## [What you need to do]
Pictures aside, quote the whole listing exactly.
======
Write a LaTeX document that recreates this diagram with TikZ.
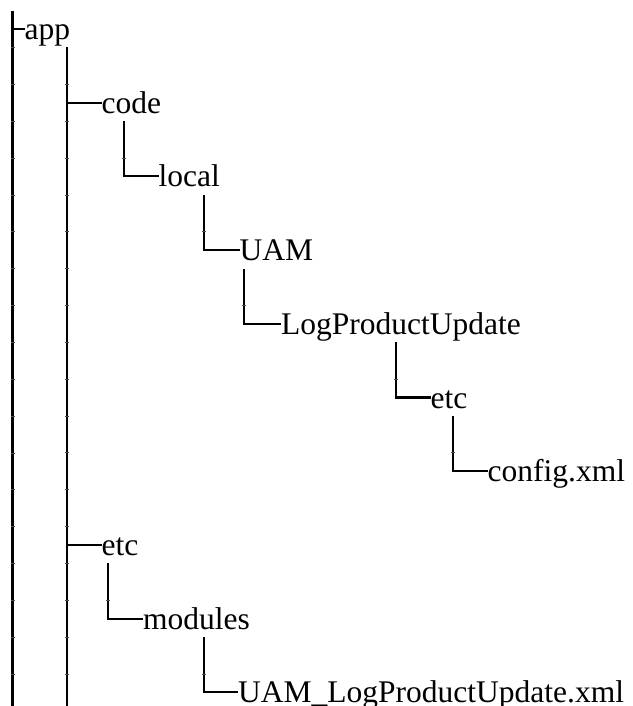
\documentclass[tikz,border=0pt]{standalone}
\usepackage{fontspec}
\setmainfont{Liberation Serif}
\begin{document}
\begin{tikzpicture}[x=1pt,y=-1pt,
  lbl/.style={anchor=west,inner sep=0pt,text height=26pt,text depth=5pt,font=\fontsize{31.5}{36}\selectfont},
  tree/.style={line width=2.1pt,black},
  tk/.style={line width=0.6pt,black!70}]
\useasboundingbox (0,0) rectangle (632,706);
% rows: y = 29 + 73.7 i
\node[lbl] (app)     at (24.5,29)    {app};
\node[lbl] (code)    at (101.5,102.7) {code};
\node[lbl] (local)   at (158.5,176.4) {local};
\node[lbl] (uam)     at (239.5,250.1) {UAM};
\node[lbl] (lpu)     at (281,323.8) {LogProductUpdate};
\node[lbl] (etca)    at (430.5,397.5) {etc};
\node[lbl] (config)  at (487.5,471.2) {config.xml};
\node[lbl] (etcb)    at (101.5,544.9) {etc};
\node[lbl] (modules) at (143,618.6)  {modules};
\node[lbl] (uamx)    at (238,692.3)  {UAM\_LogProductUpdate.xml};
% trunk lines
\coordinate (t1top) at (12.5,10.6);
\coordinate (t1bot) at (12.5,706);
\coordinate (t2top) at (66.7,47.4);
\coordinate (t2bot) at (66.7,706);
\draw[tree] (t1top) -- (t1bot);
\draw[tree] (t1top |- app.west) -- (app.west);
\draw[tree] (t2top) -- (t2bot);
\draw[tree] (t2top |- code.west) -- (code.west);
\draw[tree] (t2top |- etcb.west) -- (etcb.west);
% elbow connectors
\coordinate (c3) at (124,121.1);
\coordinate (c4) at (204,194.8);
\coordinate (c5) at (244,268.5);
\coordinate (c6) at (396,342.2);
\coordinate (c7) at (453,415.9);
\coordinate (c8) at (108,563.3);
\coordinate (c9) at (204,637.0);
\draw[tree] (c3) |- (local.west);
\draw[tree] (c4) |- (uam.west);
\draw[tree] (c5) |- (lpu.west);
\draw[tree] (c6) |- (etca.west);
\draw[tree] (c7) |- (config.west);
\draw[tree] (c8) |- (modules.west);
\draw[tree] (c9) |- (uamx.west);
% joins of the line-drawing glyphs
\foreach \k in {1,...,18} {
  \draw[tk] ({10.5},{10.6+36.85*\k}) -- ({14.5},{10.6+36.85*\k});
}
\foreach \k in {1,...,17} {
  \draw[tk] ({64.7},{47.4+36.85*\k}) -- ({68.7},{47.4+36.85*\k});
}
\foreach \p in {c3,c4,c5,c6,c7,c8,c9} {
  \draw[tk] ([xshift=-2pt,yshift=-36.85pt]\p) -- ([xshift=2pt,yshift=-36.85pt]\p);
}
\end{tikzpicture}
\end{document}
======
## [The answer]
Write a LaTeX document that recreates this diagram with TikZ.
\documentclass[tikz,border=0pt]{standalone}
\usepackage{fontspec}
\setmainfont{Liberation Serif}
\begin{document}
\begin{tikzpicture}[x=1pt,y=-1pt,
  lbl/.style={anchor=west,inner sep=0pt,text height=26pt,text depth=5pt,font=\fontsize{31.5}{36}\selectfont},
  tree/.style={line width=2.1pt,black},
  tk/.style={line width=0.6pt,black!70}]
\useasboundingbox (0,0) rectangle (632,706);
% rows: y = 29 + 73.7 i
\node[lbl] (app)     at (24.5,29)    {app};
\node[lbl] (code)    at (101.5,102.7) {code};
\node[lbl] (local)   at (158.5,176.4) {local};
\node[lbl] (uam)     at (239.5,250.1) {UAM};
\node[lbl] (lpu)     at (281,323.8) {LogProductUpdate};
\node[lbl] (etca)    at (430.5,397.5) {etc};
\node[lbl] (config)  at (487.5,471.2) {config.xml};
\node[lbl] (etcb)    at (101.5,544.9) {etc};
\node[lbl] (modules) at (143,618.6)  {modules};
\node[lbl] (uamx)    at (238,692.3)  {UAM\_LogProductUpdate.xml};
% trunk lines
\coordinate (t1top) at (12.5,10.6);
\coordinate (t1bot) at (12.5,706);
\coordinate (t2top) at (66.7,47.4);
\coordinate (t2bot) at (66.7,706);
\draw[tree] (t1top) -- (t1bot);
\draw[tree] (t1top |- app.west) -- (app.west);
\draw[tree] (t2top) -- (t2bot);
\draw[tree] (t2top |- code.west) -- (code.west);
\draw[tree] (t2top |- etcb.west) -- (etcb.west);
% elbow connectors
\coordinate (c3) at (124,121.1);
\coordinate (c4) at (204,194.8);
\coordinate (c5) at (244,268.5);
\coordinate (c6) at (396,342.2);
\coordinate (c7) at (453,415.9);
\coordinate (c8) at (108,563.3);
\coordinate (c9) at (204,637.0);
\draw[tree] (c3) |- (local.west);
\draw[tree] (c4) |- (uam.west);
\draw[tree] (c5) |- (lpu.west);
\draw[tree] (c6) |- (etca.west);
\draw[tree] (c7) |- (config.west);
\draw[tree] (c8) |- (modules.west);
\draw[tree] (c9) |- (uamx.west);
% joins of the line-drawing glyphs
\foreach \k in {1,...,18} {
  \draw[tk] ({10.5},{10.6+36.85*\k}) -- ({14.5},{10.6+36.85*\k});
}
\foreach \k in {1,...,17} {
  \draw[tk] ({64.7},{47.4+36.85*\k}) -- ({68.7},{47.4+36.85*\k});
}
\foreach \p in {c3,c4,c5,c6,c7,c8,c9} {
  \draw[tk] ([xshift=-2pt,yshift=-36.85pt]\p) -- ([xshift=2pt,yshift=-36.85pt]\p);
}
\end{tikzpicture}
\end{document}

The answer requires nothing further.